The Q table that is learned by the agent as you currently have it set up will contain the mean action values that cover the distributions of the pole moving in either direction, for the best policy that the agent can come up with when it is not sure which direction the pole is moving in. This may still be optimal in some sense for the partially-observed state, but it will fall short of "solving" the environment.

How to address it:

• Simplest fix - add the velocity back into the state.

• Interesting, but hard, fix - use a function approximator with in-built memory for the Q network, such as an LSTM recurrent neural network. Having a memory will allow the agent to figure out velocity and the rules for it due to history of how the pendulum has moved.

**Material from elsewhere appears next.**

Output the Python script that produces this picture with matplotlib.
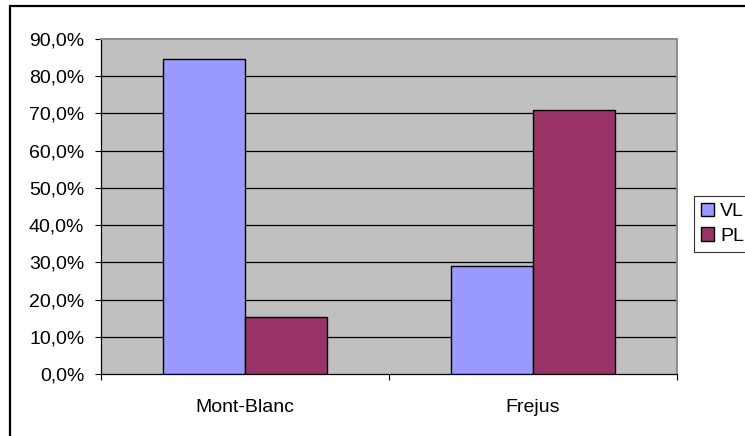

The memory version may also be less effective than adding to the state, since the agent needs to observe at least one extra time step before it can approximate the velocity and determine the best action. However, the reason I say it is "interesting" is because it is a setup where the agent really does learn how to solve the harder challenge you have set it.

In addition, you may find policy gradient methods do slightly better than tabular Q learning, at least in terms of average return. This is because a policy gradient method can learn to "hedge its bets" and behave randomly when it lacks enough state information to make a clear decision.

Answer 2

Thanks man, I already solved the problem with Tabular Q-Learning without Neural Networks. I had to just add the cart and pole velocities to the state and the agent learn to balance the pendulum.